WHAT NEEDS TO BE DONE — Copy out the listing in full, exactly as written, but not its pictures.

[Begin DATASET CONTENT]

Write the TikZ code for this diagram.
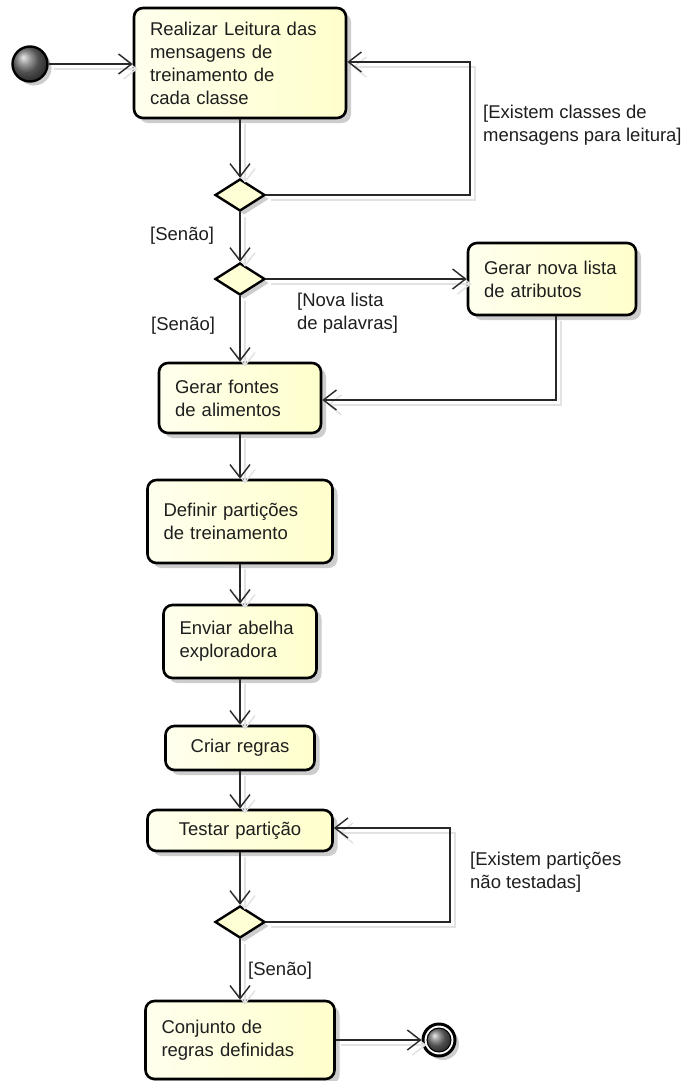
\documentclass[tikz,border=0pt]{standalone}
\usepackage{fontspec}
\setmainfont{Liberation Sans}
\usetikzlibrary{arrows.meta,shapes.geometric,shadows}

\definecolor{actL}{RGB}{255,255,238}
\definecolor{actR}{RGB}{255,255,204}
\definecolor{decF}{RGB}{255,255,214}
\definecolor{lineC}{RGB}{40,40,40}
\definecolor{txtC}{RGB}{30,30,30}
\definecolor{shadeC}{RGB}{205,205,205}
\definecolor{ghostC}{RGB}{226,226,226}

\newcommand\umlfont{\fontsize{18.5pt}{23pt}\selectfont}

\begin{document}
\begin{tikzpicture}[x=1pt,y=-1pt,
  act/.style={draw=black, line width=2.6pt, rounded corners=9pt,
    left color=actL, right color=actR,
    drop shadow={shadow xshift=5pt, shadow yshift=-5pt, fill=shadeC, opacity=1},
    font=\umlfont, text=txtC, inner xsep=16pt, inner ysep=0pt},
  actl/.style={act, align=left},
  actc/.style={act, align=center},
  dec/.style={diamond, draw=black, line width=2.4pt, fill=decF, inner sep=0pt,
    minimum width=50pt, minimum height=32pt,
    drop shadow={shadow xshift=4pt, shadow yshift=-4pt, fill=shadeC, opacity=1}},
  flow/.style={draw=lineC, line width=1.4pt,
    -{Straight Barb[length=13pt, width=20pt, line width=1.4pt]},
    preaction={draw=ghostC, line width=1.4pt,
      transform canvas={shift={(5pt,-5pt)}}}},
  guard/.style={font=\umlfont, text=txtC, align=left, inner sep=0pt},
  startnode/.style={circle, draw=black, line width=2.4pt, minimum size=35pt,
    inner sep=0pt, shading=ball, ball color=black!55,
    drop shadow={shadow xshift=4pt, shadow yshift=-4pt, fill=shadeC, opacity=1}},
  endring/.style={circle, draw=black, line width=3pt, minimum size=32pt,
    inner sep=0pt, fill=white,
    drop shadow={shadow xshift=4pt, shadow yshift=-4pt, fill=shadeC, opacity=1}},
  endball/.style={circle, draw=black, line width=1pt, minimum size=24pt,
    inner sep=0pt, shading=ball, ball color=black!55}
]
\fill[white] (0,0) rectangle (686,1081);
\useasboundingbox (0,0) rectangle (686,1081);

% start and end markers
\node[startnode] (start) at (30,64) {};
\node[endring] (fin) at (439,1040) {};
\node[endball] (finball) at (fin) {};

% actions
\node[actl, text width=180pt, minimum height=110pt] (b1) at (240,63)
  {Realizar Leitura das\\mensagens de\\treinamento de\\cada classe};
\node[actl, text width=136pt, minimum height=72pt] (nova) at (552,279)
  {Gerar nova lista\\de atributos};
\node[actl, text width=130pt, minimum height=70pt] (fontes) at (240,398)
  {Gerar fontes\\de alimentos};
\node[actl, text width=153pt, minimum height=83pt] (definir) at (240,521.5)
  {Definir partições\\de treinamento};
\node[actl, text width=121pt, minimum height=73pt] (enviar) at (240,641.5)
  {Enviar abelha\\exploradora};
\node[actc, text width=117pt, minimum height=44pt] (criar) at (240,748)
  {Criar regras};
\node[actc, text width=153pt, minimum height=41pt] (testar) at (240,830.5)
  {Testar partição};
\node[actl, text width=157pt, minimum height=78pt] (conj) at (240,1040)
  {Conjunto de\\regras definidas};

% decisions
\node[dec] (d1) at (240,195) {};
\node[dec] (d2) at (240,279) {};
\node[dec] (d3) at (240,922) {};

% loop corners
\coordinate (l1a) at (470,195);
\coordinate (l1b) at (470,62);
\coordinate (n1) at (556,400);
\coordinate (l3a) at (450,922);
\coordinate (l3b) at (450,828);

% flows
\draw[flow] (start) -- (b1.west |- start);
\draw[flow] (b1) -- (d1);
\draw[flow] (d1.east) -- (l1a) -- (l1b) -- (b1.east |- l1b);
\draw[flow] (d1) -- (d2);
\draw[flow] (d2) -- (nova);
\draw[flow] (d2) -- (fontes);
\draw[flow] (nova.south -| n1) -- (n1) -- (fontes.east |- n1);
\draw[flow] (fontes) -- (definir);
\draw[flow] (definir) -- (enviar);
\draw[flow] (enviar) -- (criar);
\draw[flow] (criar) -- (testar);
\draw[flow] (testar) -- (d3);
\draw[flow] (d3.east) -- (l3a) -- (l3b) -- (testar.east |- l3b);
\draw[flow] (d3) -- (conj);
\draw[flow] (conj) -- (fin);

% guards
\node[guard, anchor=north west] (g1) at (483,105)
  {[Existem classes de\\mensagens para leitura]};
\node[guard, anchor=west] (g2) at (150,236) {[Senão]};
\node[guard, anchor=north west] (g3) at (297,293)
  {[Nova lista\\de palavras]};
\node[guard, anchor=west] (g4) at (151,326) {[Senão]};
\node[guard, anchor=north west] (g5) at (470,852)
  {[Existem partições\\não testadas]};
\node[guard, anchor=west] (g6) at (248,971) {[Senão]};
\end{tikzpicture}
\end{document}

[End DATASET CONTENT]

SOLVED PROBLEM —
Write the TikZ code for this diagram.
\documentclass[tikz,border=0pt]{standalone}
\usepackage{fontspec}
\setmainfont{Liberation Sans}
\usetikzlibrary{arrows.meta,shapes.geometric,shadows}

\definecolor{actL}{RGB}{255,255,238}
\definecolor{actR}{RGB}{255,255,204}
\definecolor{decF}{RGB}{255,255,214}
\definecolor{lineC}{RGB}{40,40,40}
\definecolor{txtC}{RGB}{30,30,30}
\definecolor{shadeC}{RGB}{205,205,205}
\definecolor{ghostC}{RGB}{226,226,226}

\newcommand\umlfont{\fontsize{18.5pt}{23pt}\selectfont}

\begin{document}
\begin{tikzpicture}[x=1pt,y=-1pt,
  act/.style={draw=black, line width=2.6pt, rounded corners=9pt,
    left color=actL, right color=actR,
    drop shadow={shadow xshift=5pt, shadow yshift=-5pt, fill=shadeC, opacity=1},
    font=\umlfont, text=txtC, inner xsep=16pt, inner ysep=0pt},
  actl/.style={act, align=left},
  actc/.style={act, align=center},
  dec/.style={diamond, draw=black, line width=2.4pt, fill=decF, inner sep=0pt,
    minimum width=50pt, minimum height=32pt,
    drop shadow={shadow xshift=4pt, shadow yshift=-4pt, fill=shadeC, opacity=1}},
  flow/.style={draw=lineC, line width=1.4pt,
    -{Straight Barb[length=13pt, width=20pt, line width=1.4pt]},
    preaction={draw=ghostC, line width=1.4pt,
      transform canvas={shift={(5pt,-5pt)}}}},
  guard/.style={font=\umlfont, text=txtC, align=left, inner sep=0pt},
  startnode/.style={circle, draw=black, line width=2.4pt, minimum size=35pt,
    inner sep=0pt, shading=ball, ball color=black!55,
    drop shadow={shadow xshift=4pt, shadow yshift=-4pt, fill=shadeC, opacity=1}},
  endring/.style={circle, draw=black, line width=3pt, minimum size=32pt,
    inner sep=0pt, fill=white,
    drop shadow={shadow xshift=4pt, shadow yshift=-4pt, fill=shadeC, opacity=1}},
  endball/.style={circle, draw=black, line width=1pt, minimum size=24pt,
    inner sep=0pt, shading=ball, ball color=black!55}
]
\fill[white] (0,0) rectangle (686,1081);
\useasboundingbox (0,0) rectangle (686,1081);

% start and end markers
\node[startnode] (start) at (30,64) {};
\node[endring] (fin) at (439,1040) {};
\node[endball] (finball) at (fin) {};

% actions
\node[actl, text width=180pt, minimum height=110pt] (b1) at (240,63)
  {Realizar Leitura das\\mensagens de\\treinamento de\\cada classe};
\node[actl, text width=136pt, minimum height=72pt] (nova) at (552,279)
  {Gerar nova lista\\de atributos};
\node[actl, text width=130pt, minimum height=70pt] (fontes) at (240,398)
  {Gerar fontes\\de alimentos};
\node[actl, text width=153pt, minimum height=83pt] (definir) at (240,521.5)
  {Definir partições\\de treinamento};
\node[actl, text width=121pt, minimum height=73pt] (enviar) at (240,641.5)
  {Enviar abelha\\exploradora};
\node[actc, text width=117pt, minimum height=44pt] (criar) at (240,748)
  {Criar regras};
\node[actc, text width=153pt, minimum height=41pt] (testar) at (240,830.5)
  {Testar partição};
\node[actl, text width=157pt, minimum height=78pt] (conj) at (240,1040)
  {Conjunto de\\regras definidas};

% decisions
\node[dec] (d1) at (240,195) {};
\node[dec] (d2) at (240,279) {};
\node[dec] (d3) at (240,922) {};

% loop corners
\coordinate (l1a) at (470,195);
\coordinate (l1b) at (470,62);
\coordinate (n1) at (556,400);
\coordinate (l3a) at (450,922);
\coordinate (l3b) at (450,828);

% flows
\draw[flow] (start) -- (b1.west |- start);
\draw[flow] (b1) -- (d1);
\draw[flow] (d1.east) -- (l1a) -- (l1b) -- (b1.east |- l1b);
\draw[flow] (d1) -- (d2);
\draw[flow] (d2) -- (nova);
\draw[flow] (d2) -- (fontes);
\draw[flow] (nova.south -| n1) -- (n1) -- (fontes.east |- n1);
\draw[flow] (fontes) -- (definir);
\draw[flow] (definir) -- (enviar);
\draw[flow] (enviar) -- (criar);
\draw[flow] (criar) -- (testar);
\draw[flow] (testar) -- (d3);
\draw[flow] (d3.east) -- (l3a) -- (l3b) -- (testar.east |- l3b);
\draw[flow] (d3) -- (conj);
\draw[flow] (conj) -- (fin);

% guards
\node[guard, anchor=north west] (g1) at (483,105)
  {[Existem classes de\\mensagens para leitura]};
\node[guard, anchor=west] (g2) at (150,236) {[Senão]};
\node[guard, anchor=north west] (g3) at (297,293)
  {[Nova lista\\de palavras]};
\node[guard, anchor=west] (g4) at (151,326) {[Senão]};
\node[guard, anchor=north west] (g5) at (470,852)
  {[Existem partições\\não testadas]};
\node[guard, anchor=west] (g6) at (248,971) {[Senão]};
\end{tikzpicture}
\end{document}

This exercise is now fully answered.